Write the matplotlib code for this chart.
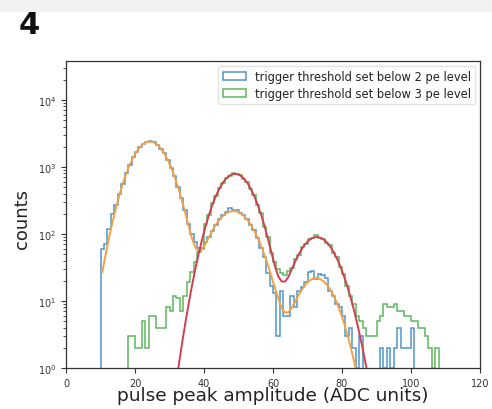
#!/usr/bin/env python3
import numpy as np
import matplotlib
matplotlib.use("Agg")
import matplotlib.pyplot as plt
from matplotlib.patches import Rectangle

# histogram counts, 1 ADC unit bins (left edges given)
blue_left = np.arange(10, 101)
blue_counts = [
    60, 72, 120, 200, 270, 390, 560, 800, 1060, 1400,
    1690, 1980, 2230, 2350, 2400, 2330, 2150, 1870, 1590, 1280,
    960, 720, 500, 340, 225, 140, 100, 75, 62, 60,
    75, 90, 112, 138, 165, 190, 215, 245, 230, 226,
    205, 190, 165, 138, 115, 88, 62, 45, 26, 17,
    13, 3, 14, 6, 6, 12, 8, 14, 16, 19,
    27, 28, 21, 25, 24, 22, 14, 12, 9, 8,
    6, 3, 4, 2, 1, 3, 0, 0, 0, 0,
    0, 2, 1, 2, 1, 2, 4, 2, 2, 2,
    4,
]

green_left = np.arange(18, 108)
green_counts = [
    3, 3, 2, 2, 5, 2, 6, 6, 4, 4,
    4, 8, 7, 12, 11, 7, 12, 19, 27, 38,
    53, 62, 140, 190, 285, 365, 490, 575, 690, 740,
    800, 775, 760, 665, 595, 470, 380, 270, 205, 128,
    90, 52, 38, 30, 26, 24, 28, 31, 42, 48,
    64, 70, 84, 86, 95, 88, 85, 73, 68, 52,
    45, 32, 25, 17, 12, 9, 6, 5, 4, 3,
    3, 3, 5, 6, 9, 8, 8, 9, 7, 7,
    6, 6, 5, 5, 4, 4, 3, 2, 1, 2,
]

# fitted curves, evaluated at bin centres
orange_x = np.arange(10.5, 85.0, 1.0)
orange_y = [
    26.7, 50, 89.5, 152, 248, 385, 570, 805, 1084, 1392,
    1706, 1994, 2223, 2364, 2398, 2320, 2140, 1884, 1582, 1267,
    969, 706, 492, 328, 211, 134, 86, 62.5, 55, 59.4,
    72.3, 91.1, 114, 139, 164, 186, 204, 216, 220, 216,
    204, 186, 164, 139, 113, 89, 67.4, 49.2, 34.6, 23.5,
    16.1, 11.0, 7.9, 6.7, 6.8, 8.0, 9.9, 12.5, 15.1, 17.8,
    20.0, 21.5, 22, 21.5, 20.0, 17.8, 15.1, 12.2, 9.4, 6.9,
    4.85, 3.25, 2.07, 1.26, 0.73,
]

red_x = np.arange(32.5, 88.0, 1.0)
red_y = [
    0.95, 2.1, 4.4, 8.8, 16.7, 30.2, 51.9, 85, 133, 197,
    278, 374, 479, 584, 677, 747, 785, 785, 747, 677,
    584, 479, 374, 278, 197, 134, 86, 54, 34, 23.5,
    19.5, 19.5, 23, 30.2, 39.5, 50, 61.4, 72.1, 81, 87.2,
    90, 88.8, 83.9, 75.9, 65.8, 54.6, 43.4, 33, 24, 16.8,
    11.2, 7.2, 4.4, 2.57, 1.44, 0.78,
]

labels = ["trigger threshold set below 2 pe level",
          "trigger threshold set below 3 pe level"]

BLUE = "#4f94cd"
GREEN = "#5cb85c"
ORANGE = "#f5a142"
RED = "#d33f4f"

fig = plt.figure(figsize=(4.92, 4.10), dpi=100)
fig.patches.append(Rectangle((0, 1 - 12 / 410), 1, 12 / 410,
                             transform=fig.transFigure, color="#f3f2f3", zorder=0))
fig.text(19 / 492, 1 - 25 / 410, "4", fontsize=22, fontweight="bold",
         va="center", ha="left", color="#111111")

ax = fig.add_axes([66 / 492, 1 - 369 / 410, 414 / 492, 307 / 410])

blue_edges = np.append(blue_left, blue_left[-1] + 1)
green_edges = np.append(green_left, green_left[-1] + 1)

ax.hist(blue_left, bins=blue_edges, weights=blue_counts, histtype="step",
        log=True, color=BLUE, linewidth=1.1, label=labels[0])
ax.hist(green_left, bins=green_edges, weights=green_counts, histtype="step",
        log=True, color=GREEN, linewidth=1.1, label=labels[1])

ax.plot(orange_x, orange_y, color=ORANGE, linewidth=1.4)
ax.plot(red_x, red_y, color=RED, linewidth=1.4)

ax.set_xlim(0, 120)
ax.set_ylim(1, 10 ** 4.58)
ax.set_xticks([0, 20, 40, 60, 80, 100, 120])

ax.tick_params(axis="both", which="major", labelsize=7, colors="#333333", length=3.5)
ax.tick_params(axis="both", which="minor", length=2, colors="#333333")
for s in ax.spines.values():
    s.set_color("#333333")
    s.set_linewidth(0.9)

ax.set_xlabel("pulse peak amplitude (ADC units)", fontsize=13.3, color="#222222")
ax.set_ylabel("counts", fontsize=13, color="#222222")
ax.xaxis.set_label_coords(0.5, -0.06)
ax.yaxis.set_label_coords(-0.085, 0.49)

leg = ax.legend(loc="upper right", fontsize=8.3, frameon=True, borderpad=0.4,
                handlelength=2.0, labelspacing=0.3, borderaxespad=0.4)
leg.get_frame().set_edgecolor("#dddddd")
for t in leg.get_texts():
    t.set_color("#222222")

fig.savefig("out.png", dpi=100)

● WRITTEN REQUEST:
Everything from the top line of the data down to and including the line with "from matplotlib.patches import Rectangle" is to be copied, except the pictures.

● ANSWER FOR THE TASK:
Write the matplotlib code for this chart.
#!/usr/bin/env python3
import numpy as np
import matplotlib
matplotlib.use("Agg")
import matplotlib.pyplot as plt
from matplotlib.patches import Rectangle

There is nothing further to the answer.